8. Contract Termination, Delivery
8.1 The Provider is entitled to withdraw from the Contract in case the Customer does not use the User Account for a period longer than twelve months.
8.2 In case on the date of this Contract's termination, not all Credits are used by the Customer, the Customer has no right to any compensation from the Provider in connection with unused Credits and the Provider will not incur any unjust enrichment towards the Customer in connection with unused Credits.
8.3 Both the Customer and the Provider are entitled to terminate the Contract without giving a reason, with a notice period of one month running from the first day of the month following the month in which it was delivered to the other contracting party.
8.4 Unless otherwise agreed between the parties in a specific case, all correspondence related to the Contract must be delivered to the other contracting party in writing via postal service provider or email. The Customer may also be delivered to via the User Account, if the nature of the Service allows it. In case of delivery via electronic mail, the Customer is delivered to at the email address specified in their User Account.
9. Final Provisions
9.1 The Commercial Terms and Conditions are an integral part of the Contract.
9.2 By concluding the Contract, the Customer confirms that they have familiarized themselves with all provisions of the Commercial Terms and Conditions and express their agreement.

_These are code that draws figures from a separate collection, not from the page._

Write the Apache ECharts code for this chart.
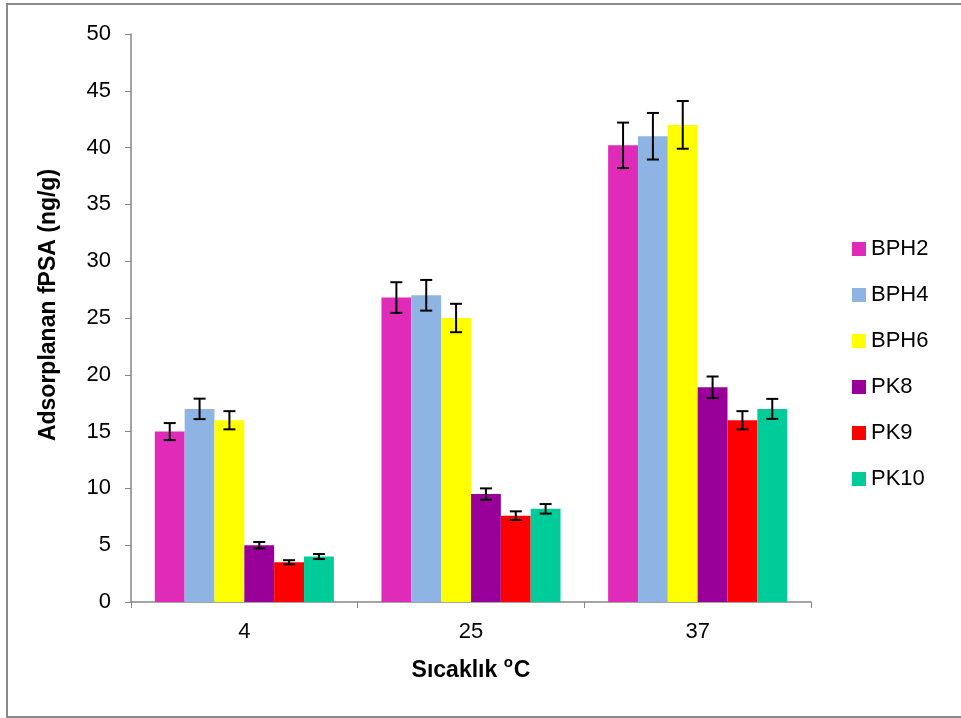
<!DOCTYPE html>
<html>
<head>
<meta charset="utf-8">
<script src="https://cdn.jsdelivr.net/npm/echarts@6/dist/echarts.min.js"></script>
<style>
html, body { margin: 0; padding: 0; background: #fff; }
#chart { width: 961px; height: 718px; }
</style>
</head>
<body>
<div id="chart"></div>
<script>
// temperatures on the x axis
var categories = ['4', '25', '37'];
var seriesNames = ['BPH2', 'BPH4', 'BPH6', 'PK8', 'PK9', 'PK10'];
var colors = ['#E02AB8', '#8EB4E3', '#FFFF00', '#990099', '#FF0000', '#00CC99'];

// adsorbed fPSA (ng/g) per series, per temperature
var bph2 = [15.0, 26.8, 40.2];
var bph4 = [17.0, 27.0, 41.0];
var bph6 = [16.0, 25.0, 42.0];
var pk8 = [5.0, 9.5, 18.9];
var pk9 = [3.5, 7.6, 16.0];
var pk10 = [4.0, 8.2, 17.0];

// error (+/-)
var bph2Err = [0.75, 1.35, 2.0];
var bph4Err = [0.9, 1.35, 2.05];
var bph6Err = [0.8, 1.25, 2.1];
var pk8Err = [0.28, 0.5, 0.95];
var pk9Err = [0.18, 0.38, 0.8];
var pk10Err = [0.22, 0.42, 0.88];

var values = [bph2, bph4, bph6, pk8, pk9, pk10];
var errors = [bph2Err, bph4Err, bph6Err, pk8Err, pk9Err, pk10Err];

var catGap = 0.21;
var font = 'Liberation Sans, Arial, sans-serif';

var series = [];
values.forEach(function (vals, i) {
    series.push({
        name: seriesNames[i],
        type: 'bar',
        data: vals,
        barGap: '0%',
        barCategoryGap: (catGap * 100) + '%',
        itemStyle: {color: colors[i]},
        z: 2
    });
});

// error bars, one custom series per bar series
values.forEach(function (vals, i) {
    var errData = vals.map(function (v, k) {
        return [k, v - errors[i][k], v + errors[i][k]];
    });
    series.push({
        type: 'custom',
        name: seriesNames[i] + ' err',
        data: errData,
        z: 5,
        silent: true,
        renderItem: function (params, api) {
            var band = api.size([1, 0])[0];
            var barW = band * (1 - catGap) / values.length;
            var offset = (i - (values.length - 1) / 2) * barW;
            var lo = api.coord([api.value(0), api.value(1)]);
            var hi = api.coord([api.value(0), api.value(2)]);
            var x = lo[0] + offset;
            var cap = 6;
            var st = {stroke: '#000', lineWidth: 2};
            return {
                type: 'group',
                children: [
                    {type: 'line', shape: {x1: x, y1: hi[1], x2: x, y2: lo[1]}, style: st},
                    {type: 'line', shape: {x1: x - cap, y1: hi[1], x2: x + cap, y2: hi[1]}, style: st},
                    {type: 'line', shape: {x1: x - cap, y1: lo[1], x2: x + cap, y2: lo[1]}, style: st}
                ]
            };
        },
        encode: {x: 0, y: [1, 2]}
    });
});

var chart = echarts.init(document.getElementById('chart'));
chart.setOption({
    animation: false,
    textStyle: {fontFamily: font},
    grid: {left: 131, right: 150, top: 34, bottom: 116},
    legend: {
        data: seriesNames,
        orient: 'vertical',
        left: 852,
        top: 238,
        padding: 0,
        itemWidth: 14,
        itemHeight: 14,
        itemGap: 24,
        icon: 'rect',
        textStyle: {fontFamily: font, fontSize: 22, color: '#000'}
    },
    xAxis: {
        type: 'category',
        data: categories,
        name: '{t|Sıcaklık }{s|o}{t|C}',
        nameLocation: 'middle',
        nameGap: 53,
        nameTextStyle: {
            rich: {
                t: {fontFamily: font, fontSize: 23, fontWeight: 'bold', color: '#000'},
                s: {fontFamily: font, fontSize: 15, fontWeight: 'bold', color: '#000', verticalAlign: 'top', padding: [0, 1, 16, 0]}
            }
        },
        axisLine: {lineStyle: {color: '#868686', width: 1.5}},
        axisTick: {show: true, length: 6, lineStyle: {color: '#868686'}},
        axisLabel: {fontSize: 22, color: '#000', margin: 19, fontFamily: font}
    },
    yAxis: {
        type: 'value',
        min: 0,
        max: 50,
        interval: 5,
        name: 'Adsorplanan fPSA (ng/g)',
        nameLocation: 'middle',
        nameGap: 71,
        nameTextStyle: {fontFamily: font, fontSize: 23, fontWeight: 'bold', color: '#000', padding: [0, 0, 0, 26]},
        axisLine: {show: true, lineStyle: {color: '#868686', width: 1.5}},
        axisTick: {show: true, length: 6, lineStyle: {color: '#868686'}},
        splitLine: {show: false},
        axisLabel: {fontSize: 22, color: '#000', margin: 20, fontFamily: font}
    },
    graphic: [{
        type: 'rect',
        shape: {x: 7, y: 4, width: 960, height: 713},
        style: {fill: 'none', stroke: '#8a8a8a', lineWidth: 2},
        silent: true
    }],
    series: series
});
</script>
</body>
</html>
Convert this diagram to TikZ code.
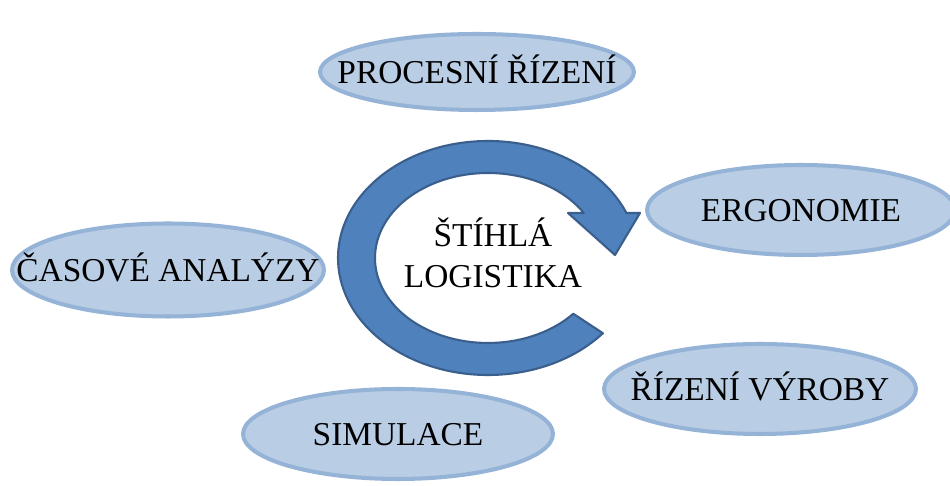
\documentclass[tikz,border=0pt]{standalone}
\usepackage{fontspec}
\setmainfont{Liberation Serif}
\usetikzlibrary{shapes.geometric,calc}
\definecolor{ovalfill}{HTML}{B9CDE5}
\definecolor{ovalline}{HTML}{95B3D7}
\definecolor{loopfill}{HTML}{4F81BD}
\definecolor{loopline}{HTML}{3A5F8C}
\tikzset{
  oval/.style={ellipse, draw=ovalline, fill=ovalfill, line width=2.3pt,
    inner sep=0pt, minimum width=6.24cm, minimum height=1.8cm},
  every label/.style={font=\fontsize{19}{22}\selectfont,
    text height=12.6pt, text depth=0pt},
  loop/.style={fill=loopfill, draw=loopline, line width=1.2pt, line join=round}
}

\begin{document}
\begin{tikzpicture}[x=0.02cm, y=0.02cm]
\useasboundingbox (0,0) rectangle (950,486);
\clip (0,0) rectangle (950,486);
% the topics
\node[oval, minimum width=6.28cm, minimum height=1.52cm, label=center:PROCESNÍ ŘÍZENÍ] (proc) at (477,414) {};
\node[oval, minimum width=6.16cm, label=center:ERGONOMIE] (ergo) at (801,276) {};
\node[oval, minimum height=1.86cm, label=center:ČASOVÉ ANALÝZY] (time) at (168,216) {};
\node[oval, label=center:ŘÍZENÍ VÝROBY] (prod) at (760,97) {};
\node[oval, minimum width=6.2cm, label=center:SIMULACE] (sim) at (398,52) {};
% the loop arrow
\coordinate (hub) at (488,228);
\coordinate (barbout) at (640,273);
\coordinate (tip) at (615,231);
\coordinate (barbin) at (568,273);
\filldraw[loop] ($(hub)+(-40:150 and 117)$)
  arc[start angle=-40, end angle=-337.4, x radius=150, y radius=117]
  -- (barbout) -- (tip) -- (barbin)
  -- ($(hub)+(-328:113 and 85)$)
  arc[start angle=-328, end angle=-41, x radius=113, y radius=85] -- cycle;
\node[align=center, font=\fontsize{19}{23}\selectfont] (lean) at (493,233) {ŠTÍHLÁ\\LOGISTIKA};
\end{tikzpicture}
\end{document}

9.3 In accordance with the provision of Section 1752 para. 1 of Act No. 89/2012 Coll., the Seller reserves the right to change the wording of these Commercial Terms and Conditions at any time to a reasonable extent. The Customer is bound by the Commercial Terms and Conditions effective at the time of Contract conclusion.
9.4 Relations not regulated by these Commercial Terms and Conditions are governed by provisions of Act No. 89/2012 Coll.